▶ [TASK REQUIREMENTS]:
Extract the lines from the start through the line that holds "var markerX = 29.6;", both included, omitting all images.

***

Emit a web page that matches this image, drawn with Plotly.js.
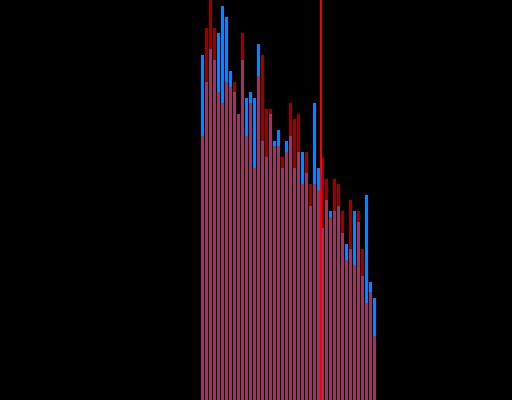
<!DOCTYPE html>
<html>
<head>
<meta charset="utf-8">
<script src="https://cdn.plot.ly/plotly-3.0.1.min.js"></script>
<style>html,body{margin:0;padding:0;background:#000;}#chart{width:512px;height:400px;}</style>
</head>
<body>
<div id="chart"></div>
<script>
var categories = [0,1,2,3,4,5,6,7,8,9,10,11,12,13,14,15,16,17,18,19,20,21,22,23,24,25,26,27,28,29,30,31,32,33,34,35,36,37,38,39,40,41,42,43];
var blueValues = [345,318,351,340,367,394,383,329,308,286,340,302,308,302,356,259,243,286,259,270,232,259,264,232,248,248,227,194,297,232,172,200,189,189,194,167,156,151,189,178,124,205,118,102];
var redValues  = [264,372,410,372,308,297,318,313,318,286,367,264,297,232,324,345,291,291,254,254,243,248,297,281,286,216,248,216,216,210,243,221,183,221,216,189,140,200,135,189,151,97,108,64];
var markerX = 29.6;

var traces = [
  {type:'bar', x:categories, y:blueValues, marker:{color:'#0088ff', line:{width:0}}, hoverinfo:'none'},
  {type:'bar', x:categories, y:redValues, marker:{color:'#ff0000', line:{width:0}}, opacity:0.6, hoverinfo:'none'}
];
var layout = {
  width:512, height:400,
  margin:{l:0,r:0,t:0,b:0,pad:0},
  paper_bgcolor:'#000', plot_bgcolor:'#000',
  barmode:'overlay', bargap:0.25,
  showlegend:false,
  xaxis:{range:[-50.625,77.375], showgrid:false, zeroline:false, showticklabels:false, showline:false, ticks:''},
  yaxis:{range:[0,400], showgrid:false, zeroline:false, showticklabels:false, showline:false, ticks:''},
  shapes:[{type:'line', xref:'x', yref:'paper', x0:markerX, x1:markerX, y0:0, y1:1, line:{color:'#ff0000', width:2}}]
};
Plotly.newPlot('chart', traces, layout, {staticPlot:true, displayModeBar:false});
</script>
</body>
</html>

***

▶ [ANSWER TO THE EXERCISE]:
Emit a web page that matches this image, drawn with Plotly.js.
<!DOCTYPE html>
<html>
<head>
<meta charset="utf-8">
<script src="https://cdn.plot.ly/plotly-3.0.1.min.js"></script>
<style>html,body{margin:0;padding:0;background:#000;}#chart{width:512px;height:400px;}</style>
</head>
<body>
<div id="chart"></div>
<script>
var categories = [0,1,2,3,4,5,6,7,8,9,10,11,12,13,14,15,16,17,18,19,20,21,22,23,24,25,26,27,28,29,30,31,32,33,34,35,36,37,38,39,40,41,42,43];
var blueValues = [345,318,351,340,367,394,383,329,308,286,340,302,308,302,356,259,243,286,259,270,232,259,264,232,248,248,227,194,297,232,172,200,189,189,194,167,156,151,189,178,124,205,118,102];
var redValues  = [264,372,410,372,308,297,318,313,318,286,367,264,297,232,324,345,291,291,254,254,243,248,297,281,286,216,248,216,216,210,243,221,183,221,216,189,140,200,135,189,151,97,108,64];
var markerX = 29.6;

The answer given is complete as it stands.